Но правомерно ли вообще сравнивать и сопоставлять столь несопоставимые по своему масштабу явления? Если и можно говорить о "богословии Швейцера" и даже усматривать в нем какие-то черты, напоминающие исихазм, допустимо ли смотреть на него как на альтернативное религиозное направление? Ведь у Швейцера нет ни развитого догматического учения, ни богатейшей духовной практики, ни 1500-летней традиции, ни очевидных возможностей для онтологической или антропологической интерпретации (усматриваемых в исихазме современными исследователями). Все это так. И все же справедливости ради нужно сказать и другое. В этическом богословии Швейцера есть нечто, чего нет в исихазме: оно изначально ориентировано на живущего "в миру" обыкновенного человека. Современные продолжатели традиции исихазма хорошо понимают эту проблему. Если обожение – универсальная задача человека как такового, доступно ли оно тем, кому обстоятельства не позволяют уйти в монастырь и целиком сосредоточиться на "умном делании"? Не случайно продвижение по этому пути называется подвигом: оно требует от человека исключительной сосредоточенности и огромных духовных усилий. Но почему это так и почему ни о чем подобном нет речи у Швейцера? В исихазме такое положение дел объясняется наличием у человека огромного спектра энергий, действующих в самых разнообразных направлениях, отчего процесс духовного роста оказывается неустойчивым (6). Но не забывают ли при этом еще одну причину? Не связаны ли эти трудности также и с тем, что Бог не требует от человека аскетического подвига, что человек решается на него сам? Напротив, требование подвига любви выражено в словах Христа ясно и недвусмысленно. Поэтому сознание того, что ты исполняешь волю Бога, действует как сильнейший подкрепляющий стимул уже с самых первых шагов по этическому пути. Пользуясь терминологией С. Хоружего, можно сказать, что этическая энергия способна играть роль "доминанты", обеспечивающей устойчивость духовного процесса. Совместимость православной аскетики, требующей от человека полной отдачи, с социальной активностью – сложная проблема, решение которой, по утверждению С. Хоружего, находится сегодня лишь в самой начальной стадии. Не может ли швейцеровская самоотдача Христу – в силу энергийного характера этической воли – послужить каким-то, хотя бы теоретическим, мостиком между православной аскетикой и социальной составляющей христианства?

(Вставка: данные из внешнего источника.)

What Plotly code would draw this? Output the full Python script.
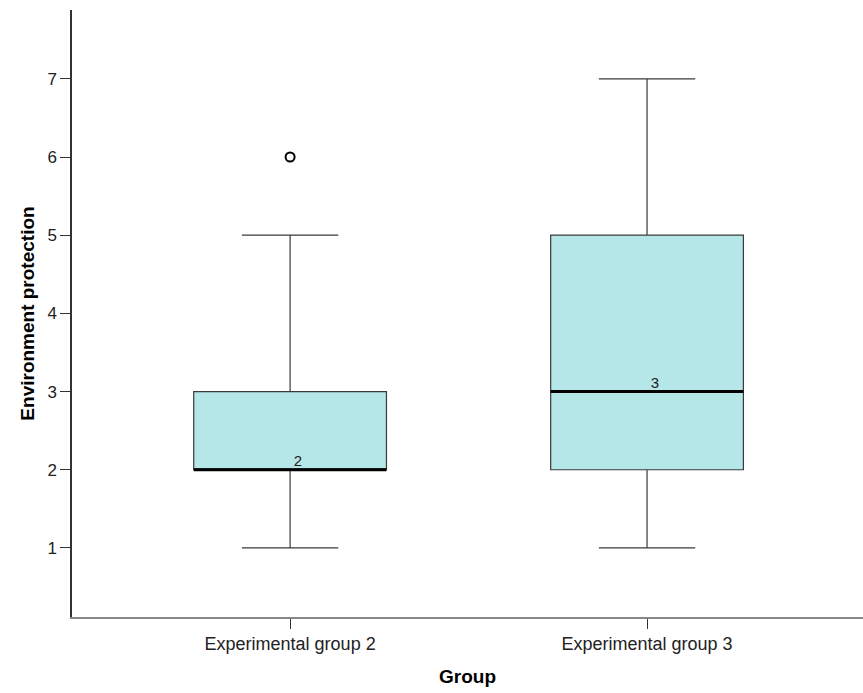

В наше время все большее признание получает точка зрения, согласно которой любое серьезное движение в духовной жизни – это всегда "возрождение", результат обращения к древней традиции. Но при одном условии: если мы хотим не просто воспроизвести уже бывшее, но с высоты нашего исторического опыта увидеть заложенные в нем, но не реализованные в ходе последующего развития возможности. Именно это происходит в современном исихазме. А как обстоит дело со Швейцером? Традиция немецкой либеральной теологии, которую он продолжает и которую обычно ведут от Шлейермахера, к началу XX века не насчитывала и ста лет. Но в рамках либеральной теологии возникла наука о Новом Завете, которая с помощью историко-филологических методов смогла воссоздать живой образ Иисуса Христа в Его земной жизни, в реальном историческом окружении и в Его связи с древней библейской традицией. Благодаря этому "историческому Иисусу" мы смогли лучше понять идущую от древнееврейских пророков традицию, в которой Бог – и грозный Судья, карающий за нарушение завета, и бесконечно добрый любящий Отец, заранее готовый простить раскаявшегося грешника. Этическое богословие Швейцера можно понять как попытку увидеть в этой традиции возможности, которые в дальнейшем не были реализованы из-за крушения надежд на близкое наступление Царства Божия. И разве не вдохновляет то обстоятельство, что, обращаясь к истокам христианства, две диаметрально противоположные богословские школы подходят так близко друг к другу?

----------------

[1] А. Мень. Сын Человеческий. М.: 1991. С. 219. [2] Швейцер А. Жизнь и мысли. М.: 1996. С. 186-187. [3] С. Хоружий. О старом и новом. СПб, 2000. С. 21-29 и др. [4] Жизнь и мысли. С. 467. [5] А. Швейцер. Письма из Ламбарене. Л., 1989. С. 61. [6] С. Хоружий. К феноменологии аскезы. М.: 1998. С. 43-44.